◆ Work to do: Copy only what lies from the line containing "Give me the Bokeh source for this chart." through the line containing "from bokeh.resources import INLINE" in the entries below, keeping both end lines exact and dropping every picture.

━━━ Input data

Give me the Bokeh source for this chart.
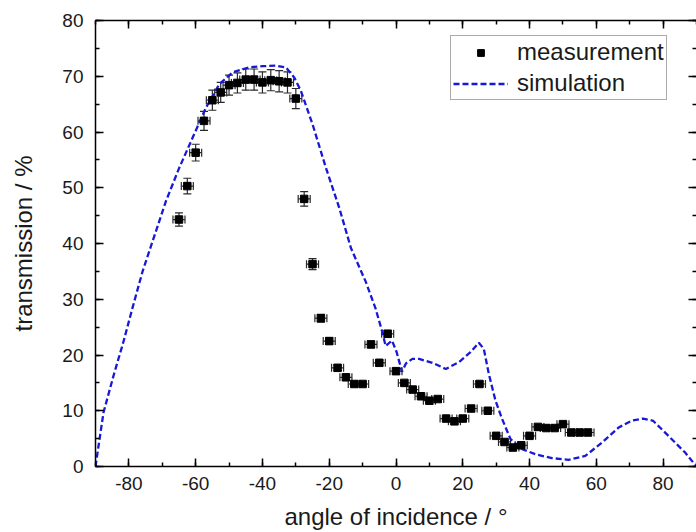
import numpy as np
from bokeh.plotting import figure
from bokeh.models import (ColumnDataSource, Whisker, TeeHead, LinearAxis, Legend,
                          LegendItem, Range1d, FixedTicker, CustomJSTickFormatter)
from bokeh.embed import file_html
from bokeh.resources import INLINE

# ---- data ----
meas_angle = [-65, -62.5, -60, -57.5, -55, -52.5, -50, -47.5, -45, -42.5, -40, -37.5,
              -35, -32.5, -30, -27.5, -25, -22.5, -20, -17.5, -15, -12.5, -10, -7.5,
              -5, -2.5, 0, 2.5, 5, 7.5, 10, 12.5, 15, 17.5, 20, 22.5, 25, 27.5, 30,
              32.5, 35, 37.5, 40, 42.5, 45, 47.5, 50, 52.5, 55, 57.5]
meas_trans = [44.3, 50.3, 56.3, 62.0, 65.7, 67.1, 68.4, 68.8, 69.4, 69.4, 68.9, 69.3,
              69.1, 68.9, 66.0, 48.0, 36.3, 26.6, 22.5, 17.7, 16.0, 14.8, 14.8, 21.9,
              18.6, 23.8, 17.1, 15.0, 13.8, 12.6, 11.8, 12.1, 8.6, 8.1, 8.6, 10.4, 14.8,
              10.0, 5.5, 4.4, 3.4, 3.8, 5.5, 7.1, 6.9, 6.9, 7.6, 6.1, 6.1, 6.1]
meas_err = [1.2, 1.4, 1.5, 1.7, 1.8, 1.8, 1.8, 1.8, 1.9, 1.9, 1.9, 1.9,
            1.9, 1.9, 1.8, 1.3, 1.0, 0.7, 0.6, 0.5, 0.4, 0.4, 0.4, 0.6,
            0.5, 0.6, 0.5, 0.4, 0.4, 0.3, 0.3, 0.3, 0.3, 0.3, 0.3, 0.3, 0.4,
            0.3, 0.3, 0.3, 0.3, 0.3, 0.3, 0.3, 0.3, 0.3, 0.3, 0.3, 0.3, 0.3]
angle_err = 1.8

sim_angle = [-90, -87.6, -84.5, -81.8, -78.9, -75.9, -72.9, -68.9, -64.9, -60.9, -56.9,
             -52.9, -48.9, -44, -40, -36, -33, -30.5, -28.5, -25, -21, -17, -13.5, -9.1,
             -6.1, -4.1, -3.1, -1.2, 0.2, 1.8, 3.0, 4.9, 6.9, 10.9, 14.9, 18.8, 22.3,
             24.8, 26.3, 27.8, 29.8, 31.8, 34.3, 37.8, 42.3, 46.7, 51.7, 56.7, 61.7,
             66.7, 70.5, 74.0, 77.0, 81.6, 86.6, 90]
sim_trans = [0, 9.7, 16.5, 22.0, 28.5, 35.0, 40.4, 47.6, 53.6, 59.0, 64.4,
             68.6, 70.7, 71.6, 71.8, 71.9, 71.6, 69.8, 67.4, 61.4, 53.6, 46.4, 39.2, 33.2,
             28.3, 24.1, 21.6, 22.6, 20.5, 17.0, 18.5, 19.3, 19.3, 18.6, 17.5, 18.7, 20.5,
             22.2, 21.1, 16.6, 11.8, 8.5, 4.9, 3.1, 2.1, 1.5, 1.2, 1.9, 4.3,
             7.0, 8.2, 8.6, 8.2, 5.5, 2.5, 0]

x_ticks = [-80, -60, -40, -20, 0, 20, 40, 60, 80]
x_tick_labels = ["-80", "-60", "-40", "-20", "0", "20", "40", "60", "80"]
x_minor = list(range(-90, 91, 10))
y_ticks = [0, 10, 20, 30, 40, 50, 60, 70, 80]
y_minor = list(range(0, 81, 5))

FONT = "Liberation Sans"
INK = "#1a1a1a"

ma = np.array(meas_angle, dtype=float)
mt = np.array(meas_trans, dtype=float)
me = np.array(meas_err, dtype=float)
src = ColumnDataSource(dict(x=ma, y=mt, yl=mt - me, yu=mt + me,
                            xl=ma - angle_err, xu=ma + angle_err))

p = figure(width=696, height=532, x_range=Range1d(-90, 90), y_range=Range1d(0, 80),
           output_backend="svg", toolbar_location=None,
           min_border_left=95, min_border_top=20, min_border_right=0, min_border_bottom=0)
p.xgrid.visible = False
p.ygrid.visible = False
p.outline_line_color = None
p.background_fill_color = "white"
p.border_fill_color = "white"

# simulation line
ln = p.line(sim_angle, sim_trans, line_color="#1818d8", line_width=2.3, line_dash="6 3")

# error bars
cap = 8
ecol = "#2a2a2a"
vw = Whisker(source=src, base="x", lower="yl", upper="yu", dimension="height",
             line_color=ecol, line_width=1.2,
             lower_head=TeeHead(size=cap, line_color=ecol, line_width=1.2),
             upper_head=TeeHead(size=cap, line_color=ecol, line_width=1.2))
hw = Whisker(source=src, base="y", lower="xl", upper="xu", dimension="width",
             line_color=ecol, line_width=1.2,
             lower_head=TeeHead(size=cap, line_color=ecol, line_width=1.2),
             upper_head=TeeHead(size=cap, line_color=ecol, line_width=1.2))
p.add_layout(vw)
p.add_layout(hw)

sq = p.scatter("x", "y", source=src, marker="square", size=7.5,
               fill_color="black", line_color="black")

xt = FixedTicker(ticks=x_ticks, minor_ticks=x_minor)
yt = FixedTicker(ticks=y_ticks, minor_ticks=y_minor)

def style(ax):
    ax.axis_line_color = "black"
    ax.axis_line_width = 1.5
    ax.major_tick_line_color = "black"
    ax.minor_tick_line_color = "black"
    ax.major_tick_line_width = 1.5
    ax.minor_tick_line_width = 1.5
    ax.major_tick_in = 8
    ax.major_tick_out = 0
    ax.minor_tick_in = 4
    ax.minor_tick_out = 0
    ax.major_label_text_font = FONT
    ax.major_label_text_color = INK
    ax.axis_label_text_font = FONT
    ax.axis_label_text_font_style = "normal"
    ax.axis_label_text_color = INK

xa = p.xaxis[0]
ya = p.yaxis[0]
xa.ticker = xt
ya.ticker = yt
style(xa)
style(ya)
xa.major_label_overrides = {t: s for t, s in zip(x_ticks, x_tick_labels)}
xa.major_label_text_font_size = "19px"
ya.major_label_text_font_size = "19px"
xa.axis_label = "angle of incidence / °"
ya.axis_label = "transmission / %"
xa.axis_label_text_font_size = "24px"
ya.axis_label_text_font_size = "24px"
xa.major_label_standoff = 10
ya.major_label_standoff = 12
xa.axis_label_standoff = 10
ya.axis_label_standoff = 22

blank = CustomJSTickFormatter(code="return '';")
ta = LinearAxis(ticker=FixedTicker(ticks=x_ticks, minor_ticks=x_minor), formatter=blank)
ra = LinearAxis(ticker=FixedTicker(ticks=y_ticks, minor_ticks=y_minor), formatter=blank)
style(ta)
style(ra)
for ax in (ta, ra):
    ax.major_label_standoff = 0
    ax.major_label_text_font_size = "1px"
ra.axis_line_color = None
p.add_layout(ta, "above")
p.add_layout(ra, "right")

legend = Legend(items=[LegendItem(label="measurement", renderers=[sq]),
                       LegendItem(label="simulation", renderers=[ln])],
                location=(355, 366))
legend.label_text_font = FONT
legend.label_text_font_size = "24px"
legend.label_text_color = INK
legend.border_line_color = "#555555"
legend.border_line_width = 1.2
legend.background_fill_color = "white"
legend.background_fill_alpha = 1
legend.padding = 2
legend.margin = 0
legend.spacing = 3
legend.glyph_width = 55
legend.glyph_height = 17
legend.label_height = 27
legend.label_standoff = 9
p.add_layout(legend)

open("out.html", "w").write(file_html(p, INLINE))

━━━━━━
━━━ Input data

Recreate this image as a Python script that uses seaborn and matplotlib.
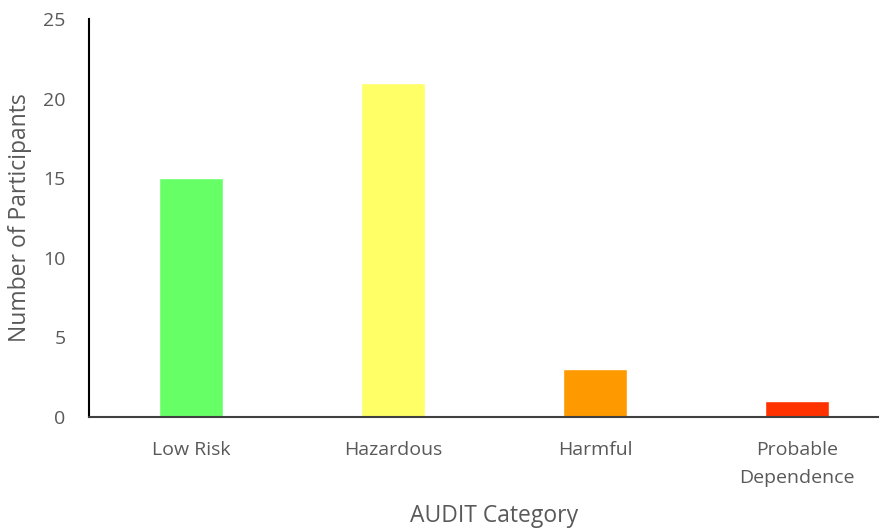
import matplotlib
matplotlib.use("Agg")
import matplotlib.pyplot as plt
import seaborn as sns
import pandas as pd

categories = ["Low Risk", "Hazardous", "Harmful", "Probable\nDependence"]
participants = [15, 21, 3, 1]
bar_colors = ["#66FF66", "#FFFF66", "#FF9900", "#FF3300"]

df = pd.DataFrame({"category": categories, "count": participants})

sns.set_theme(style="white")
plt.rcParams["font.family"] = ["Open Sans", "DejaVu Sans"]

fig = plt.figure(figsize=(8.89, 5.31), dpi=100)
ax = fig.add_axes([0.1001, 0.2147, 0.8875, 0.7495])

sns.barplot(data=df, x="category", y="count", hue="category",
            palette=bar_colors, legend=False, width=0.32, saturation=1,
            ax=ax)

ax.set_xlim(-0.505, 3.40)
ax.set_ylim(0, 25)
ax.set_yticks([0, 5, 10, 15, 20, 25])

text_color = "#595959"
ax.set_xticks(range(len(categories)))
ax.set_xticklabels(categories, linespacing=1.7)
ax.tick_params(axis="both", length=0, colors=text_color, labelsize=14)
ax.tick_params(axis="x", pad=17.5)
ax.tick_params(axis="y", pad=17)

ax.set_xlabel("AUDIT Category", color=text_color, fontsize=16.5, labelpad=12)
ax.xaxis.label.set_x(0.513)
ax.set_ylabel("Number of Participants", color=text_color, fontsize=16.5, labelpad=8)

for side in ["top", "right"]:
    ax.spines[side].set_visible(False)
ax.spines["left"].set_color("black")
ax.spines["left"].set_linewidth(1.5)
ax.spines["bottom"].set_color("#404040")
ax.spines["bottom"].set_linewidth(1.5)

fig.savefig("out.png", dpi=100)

━━━━━━

◆ Finished task:
Give me the Bokeh source for this chart.
import numpy as np
from bokeh.plotting import figure
from bokeh.models import (ColumnDataSource, Whisker, TeeHead, LinearAxis, Legend,
                          LegendItem, Range1d, FixedTicker, CustomJSTickFormatter)
from bokeh.embed import file_html
from bokeh.resources import INLINE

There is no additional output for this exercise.